I had a nightmare tonight, the kind that wake you up all breathless, scared and grateful that it was just a dream. My daughter has those. In my nightmare there was a crowd of children and some adults, it looked like a kids party. Then the evil came, and I started shepherding the children away, taking them out of evil’s way. I remember dreaming about picking them up, one by one, putting them on a couch, giving them toys, asking them to stay quiet, to stay put. When I finally huddled all children together, I turned around and realized that all other adults were gone, just disappeared. I was alone, standing between children and the evil that was staring at me with glee. That’s when I woke up.

During my Saturday morning coffee and catching up on the school reading the chapter was about Windigo, the cannibal spirit of the Anishinaabe stories. At the table next to me a man was talking very loudly about this great time management software his company was selling. Not only this software creates timesheets for employees, it “helps” them account for every minute task. Imagine, the man was saying, you’re working on a project and your phone rings, some personal call. Our software stops the timer, so that your call doesn’t count towards your working time, then restarts it again when your call is over. Imagine how much easier it is, than trying to remember every little thing you did when filing your time sheet on Friday. How much easier it becomes to control a factory with 500 employees. We just count everything. I looked up from my Windigo page, incredulous. Life imitating art.

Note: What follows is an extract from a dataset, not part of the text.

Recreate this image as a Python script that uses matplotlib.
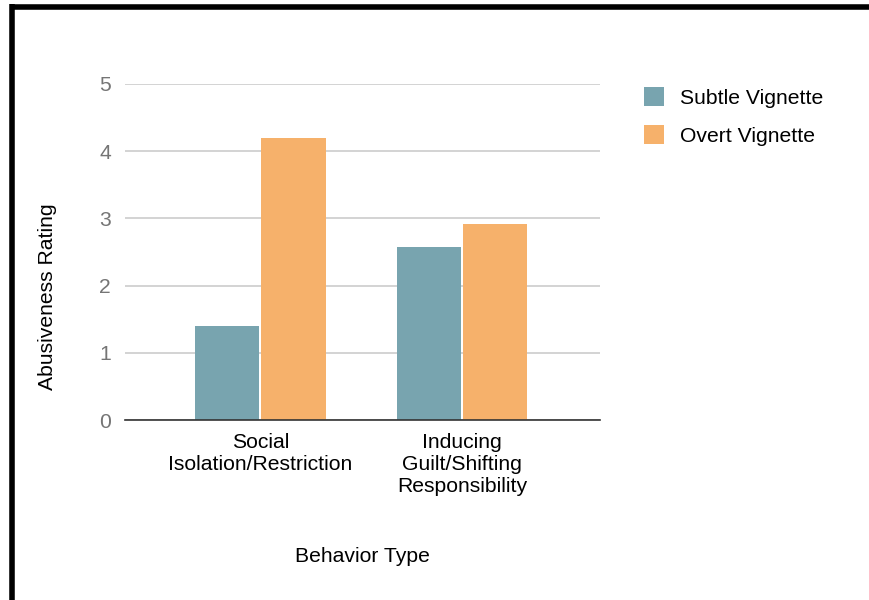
import matplotlib
matplotlib.use('Agg')

import matplotlib.pyplot as plt
import numpy as np
from matplotlib.patches import Patch
from matplotlib.lines import Line2D

plt.rcParams['font.family'] = ['Liberation Sans', 'DejaVu Sans']

# 数据
categories = ['Social\nIsolation/Restriction', 'Inducing\nGuilt/Shifting\nResponsibility']
series_names = ['Subtle Vignette', 'Overt Vignette']
subtle_vals = [1.40, 2.57]
overt_vals = [4.20, 2.92]
y_ticks = [0, 1, 2, 3, 4, 5]

subtle_color = '#78a4af'
overt_color = '#f6b16b'
fs = 15.2

fig = plt.figure(figsize=(8.7, 6), dpi=100)
ax = fig.add_axes([125 / 870, 1 - 420 / 600, 475 / 870, 336 / 600])

x = np.arange(len(categories))
w = 0.318
ax.bar(x - w / 2 - 0.005, subtle_vals, width=w, color=subtle_color, zorder=3)
ax.bar(x + w / 2 + 0.005, overt_vals, width=w, color=overt_color, zorder=3)

ax.set_xlim(-0.672, 1.685)
ax.set_ylim(0, 5)
ax.set_yticks(y_ticks)
ax.set_xticks(x)
ax.set_xticklabels(categories, fontsize=fs, color='black', linespacing=1.2)
ax.tick_params(axis='y', length=0, pad=10, labelsize=fs, labelcolor='#757575')
ax.tick_params(axis='x', length=0, pad=9.5)

# 网格和坐标轴
ax.grid(axis='y', color='#cccccc', linewidth=1.2, zorder=0)
ax.set_axisbelow(True)
for side in ['top', 'right', 'left']:
    ax.spines[side].set_visible(False)
ax.spines['bottom'].set_color('#333333')
ax.spines['bottom'].set_linewidth(1.2)
ax.spines['bottom'].set_zorder(4)

fig.text(48 / 870, 1 - 297 / 600, 'Abusiveness Rating', fontsize=fs, rotation=90,
         ha='center', va='center')
fig.text(362 / 870, 1 - 556 / 600, 'Behavior Type', fontsize=fs, ha='center', va='center')

# 图例
handles = [Patch(facecolor=subtle_color, edgecolor='none'),
           Patch(facecolor=overt_color, edgecolor='none')]
fig.legend(handles, series_names, loc='upper left', bbox_to_anchor=(625 / 870, 1 - 68 / 600),
           frameon=False, fontsize=fs, handlelength=0.95, handleheight=1.0,
           handletextpad=0.75, labelspacing=0.82)

# 外框（上边和左边）
fig.add_artist(Line2D([10 / 870, 1], [1 - 6.5 / 600, 1 - 6.5 / 600], color='black', linewidth=4,
                      solid_capstyle='butt'))
fig.add_artist(Line2D([12.5 / 870, 12.5 / 870], [0, 1 - 4 / 600], color='black', linewidth=4,
                      solid_capstyle='butt'))

plt.savefig('out.png', dpi=100)
plt.close(fig)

I started listening to an audiobook Imagination. A Manifesto by Ruha Benjamin and learned the term long-termism. Long-termism is a philosophy that allows very rich and spoiled Silicon Valley brats not to give an f about the crisis that is happening here and now, as long as they can invest their money and their brains in some far away technocratic future where their legacy will be carried on by “digital descendants.” The idea of it was so dystopian that it made me laugh out loud. Wow, so the Silicon Valley dudes stole the basic technique of the original colonizers, aka Christian missionaries – focus attention on the uncertain, vague and imaginary afterlife, so that you can ignore, destroy and plunder the tangible and beautiful world you have in front of you. This made me think back to the conversation I had earlier this week, the one about the love of the dying things. I would rather love the fragile, dying and undervalued present world than hope for some future one where only the fittest survive.